January 26, 2012 / 3:38 PM / 5 years ago

Canadian dollar strengthens on Fed, but Europe weighs

4 Min Read

TORONTO (Reuters) - Canada's dollar hovered close to parity with its U.S. counterpart on Thursday after the U.S. Federal Reserve's plans to keep rates low until 2014 drove down the U.S. dollar, but gains were pared by a slide in the euro as Greek debt talks produced few results.

The Canadian currency reached its highest point in nearly three months during the day after the U.S. central bank said on Wednesday it would likely keep interest rates near zero until late 2014 and Fed Chairman Ben Bernanke opened the door to further stimulus measures.

U.S. jobless data on Thursday added to expectations the U.S. Federal Reserve will keep policy easy for a long time, as weekly claims rose to 377,000, above a consensus forecast for 370,000. Sentiment also sagged after U.S. home sales fell 2.2 percent in December.

But the rally ebbed as investors fully digested the Fed statement and a more cautious tone returned.

"The wind has come out of the sails a bit," said Rahim Madhavji, president of Knightsbridge Foreign Exchange. "For the most part, people have priced in this new move on interest rates and it will be back to seesawing between U.S. economic growth on one end and the issues in Europe on the other hand."

The Canadian dollar finished at C$1.0017, or 99.83 U.S. cents, after breaching parity with the greenback for the first time since November 1 early Thursday and rising as high as C$0.9981. On Wednesday, the currency finished at C$1.0035 to the U.S. dollar, or 99.65 U.S. cents.

The currency's rally spurred the Canadian corporate sector to buy the greenback and sell Canadian dollars, said C.J. Gavsie, managing director of foreign exchange sales at BMO Capital Markets.

A strong Canadian dollar generally makes Canadian exports less competitive.

The currency will likely trade around parity over the next week or two, meeting resistance near the 200-day moving average of C$0.9949, Gavsie said, adding that pressures from Europe may also halt its momentum.

"As we do see some concern over the rest of Europe, outside of the Greek story, some of the risk-off aspects will come back into play and we will see some U.S. dollar strength," he said.

Market focus stayed on the struggle to tame Greek debt.

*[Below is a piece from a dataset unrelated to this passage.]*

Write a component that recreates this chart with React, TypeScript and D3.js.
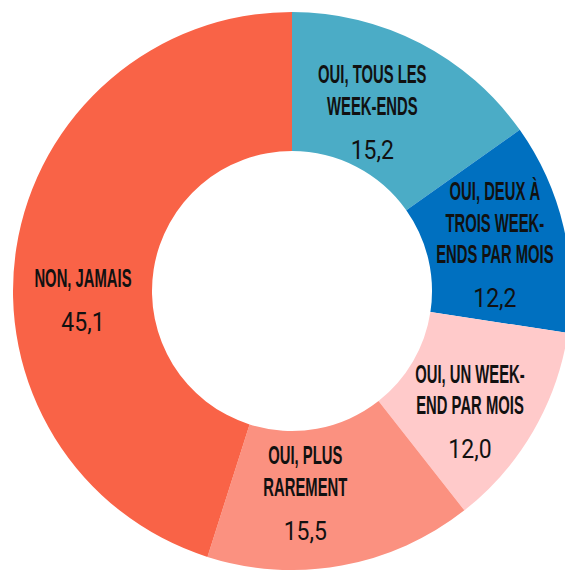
import React from 'react';
import * as d3 from 'd3';

// Share of respondents (%), clockwise from 12 o'clock
const categories: string[][] = [
  ['OUI, TOUS LES', 'WEEK-ENDS'],
  ['OUI, DEUX À', 'TROIS WEEK-', 'ENDS PAR MOIS'],
  ['OUI, UN WEEK-', 'END PAR MOIS'],
  ['OUI, PLUS', 'RAREMENT'],
  ['NON, JAMAIS'],
];
const values = [15.2, 12.2, 12.0, 15.5, 45.1];
const colors = ['#4BACC6', '#0070C0', '#FFCACA', '#FB9180', '#F96347'];

// label nudges relative to the arc centroid (layout only)
const labelNudge: [number, number][] = [
  [-16, 7],
  [-1, 2],
  [-3, 15],
  [-24, -4],
  [-2, 41],
];

const W = 565;
const H = 570;
const cx = 292;
const cy = 291;
const outerR = 279;
const innerR = 140;

const lineStep = 31.5;
const numberGap = 44;
const capH = 18;
const numH = 18;

const fmt = (v: number) => d3.format('.1f')(v).replace('.', ',');

export default function App() {
  const pie = d3.pie<number>().sort(null).value(d => d);
  const arcs = pie(values);
  const arc = d3.arc<d3.PieArcDatum<number>>().innerRadius(innerR).outerRadius(outerR);

  return (
    <div style={{ position: 'absolute', left: 0, top: 0 }}>
      <svg width={W} height={H} style={{ display: 'block' }}>
        <g transform={`translate(${cx},${cy})`}>
          {arcs.map((a, i) => (
            <path key={i} d={arc(a) || ''} fill={colors[i]} />
          ))}
          {arcs.map((a, i) => {
            const [x0, y0] = arc.centroid(a);
            const x = x0 + labelNudge[i][0];
            const lines = categories[i];
            const total = (lines.length - 1) * lineStep + numberGap + numH;
            const top = y0 + labelNudge[i][1] - total / 2;
            const numTop = top + (lines.length - 1) * lineStep + numberGap;
            return (
              <g key={'l' + i}>
                {lines.map((ln, j) => (
                  <text
                    key={j}
                    transform={`translate(${x},${top + j * lineStep + capH}) scale(0.57,1)`}
                    textAnchor="middle"
                    fontFamily="'Liberation Sans', Arial, sans-serif"
                    fontWeight="bold"
                    fontSize={26}
                    fill="#111"
                  >
                    {ln}
                  </text>
                ))}
                <text
                  transform={`translate(${x},${numTop + numH}) scale(0.92,1)`}
                  textAnchor="middle"
                  fontFamily="Roboto, 'Noto Sans', sans-serif"
                  fontSize={25}
                  fill="#111"
                >
                  {fmt(values[i])}
                </text>
              </g>
            );
          })}
        </g>
      </svg>
    </div>
  );
}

Talks on a debt swap deal with the country's private creditors resumed as the clock ticks down to a March deadline, when Greece faces major bond redemptions.

In response to the Fed's rate-freeze extension, BMO Capital Markets pushed back its forecast for the next Bank of Canada rate move by six months until late 2013.

Others forecasters said that because of Canada's stronger economic fundamentals, the Bank of Canada was unlikely to lower its rate from 1 percent to be more in line with near-zero U.S. rates. Higher rates tend to help currencies strengthen by attracting international capital flows.

"Our unemployment rate is 7.5 percent. If we measured it in U.S. terms it would be about 6.5 percent and that would be very close to where they (Fed) see the unemployment rate two years from now," said Mark Chandler, head of Canadian fixed income and currency strategy at Royal Bank of Canada.

Canadian government bond prices were mostly higher, with the two-year bond up two Canadian cents to yield 1.01 percent. The 10-year bond rose 22 Canadian cents to yield 2.019 percent.